With a little help, Chinatown can prosper
Chinatown needs to look after its own as we work to make the area a place of prosperity and pride ("Chinatown at a crossroads,"
Star-Bulletin, June 18). I've worked in Chinatown for two years, enjoying the First Friday launch, gallery walks and influx of small businesses that thrive on the district's historic and multiethnic roots.
Evidence of another Chinatown is still around us -- the homeless at doorways and bus stops, drug deals at night. Like Waikiki, Chinatown struggles for a genuine sense of community. Gretchen Dykstra, first president of the Times Square Business Improvement District, visited Waikiki when it was in the throes of birthing its own BID. Asked about chronic problems of homelessness, drugs and prostitution, she said, "Times Square takes care of its own" -- meaning solutions that did not simply push the disadvantaged into surrounding areas.
This week Chinatown stakeholders are coming together. There's a lot to address. Small businesses and landowners need incentives to upgrade properties without going bankrupt. Artists and shopkeepers need reasonable rents. Visitors need safe streets. We can learn from other cities -- Denver's downtown partnership, Providence, R.I.'s "tax-free zone" for artists -- and get creative with tax credits and grants. Then it's up to us.
Kayleen Polichetti
Honolulu
Ticket cost isn't related to airline safety
In regard to
Scott Noltie's June 16 letter to the editor: All airlines come under the same safety regulations regardless of the price of tickets.

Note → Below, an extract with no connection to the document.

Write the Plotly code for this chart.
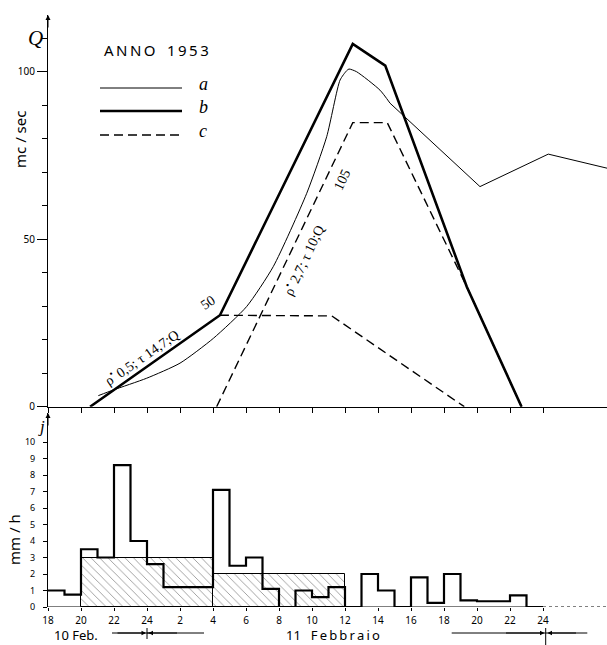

Also, it is very nice of him to be concerned about the wages of the employees of go! airlines.
Perhaps, to ensure better quality of anything Noltie purchases, he should pay more for everything he uses and then he will feel safer and be contributing more money to the employees of all the companies with which he does business.
I remember when we had $39 fares to all the outer islands by all the interisland carriers. It made our yearly vacations much more enjoyable to spend a few days on Maui, then Hawaii and on to Lanai. The fares were so reasonable that we kept our rooms on Oahu while we were traveling to the other islands.
If go! can do it, more power to them. The people are the ones who will benefit.
Richard Broyles
Longtime visitor
Fort Mill, S.C.
Base entitlements on need, not ethnicity
Oswald Stender's essay on the moribund Akaka Bill in
Sunday's Star-Bulletin was singularly unconvincing. The sum of his argument for the bill is that protection of entitlements for Hawaiians is justified by the cost savings to society of raising Hawaiians out of poverty. He states that Hawaiians' poor economic and social conditions justify such entitlements.
Hawaiians as a group do suffer, but so do other ethnic groups. There is no racial or ethnic group in America that is not affected to some degree by poverty, poor education and inadequate health care. Hawaii-ans are not alone. Then why should Hawaiians receive entitlements -- to subsidized housing, health care or education -- that are not provided to others? That's the question that neither Stender nor Senator Akaka has answered.
Basing entitlements on race or ethnicity rests on the false assumption that all members of the preferred group are in need of the benefit and that no members of other groups are. I seem to remember that a few years ago Stender was receiving more than a million dollars per year as a trustee of the Bishop Estate. Given that, should his Hawaiian ethnicity qualify him for publicly subsidized housing or health care regardless of his need?
Certainly there is good reason for the state to support services to help people who are economically, socially or educationally deprived. There is, however, no valid justification for doing so for members of one race to the exclusion of all others -- or doing so for people who do not need the assistance. That is the principle underlying opposition to the Akaka Bill; its provisions rest on racial preference, not need.
Thomas Gans
Honolulu
Palestinians cause their own problems
The problems that the Palestinian people have are problems that they squarely created themselves when they elected Hamas as their government. The Palestinians have been warring with their neighbors for 10,000 years now. In their Islamic jihad, in their call for the destruction of Israel and the West, in their thirst for blood, in their terroristic ways, they are destroying themselves. When the twin towers went down they were dancing in the streets. They get no sympathy from me. Now they are on the verge of a full-blown civil war. Why can't they live in peace, and why is Islam such a violent religion?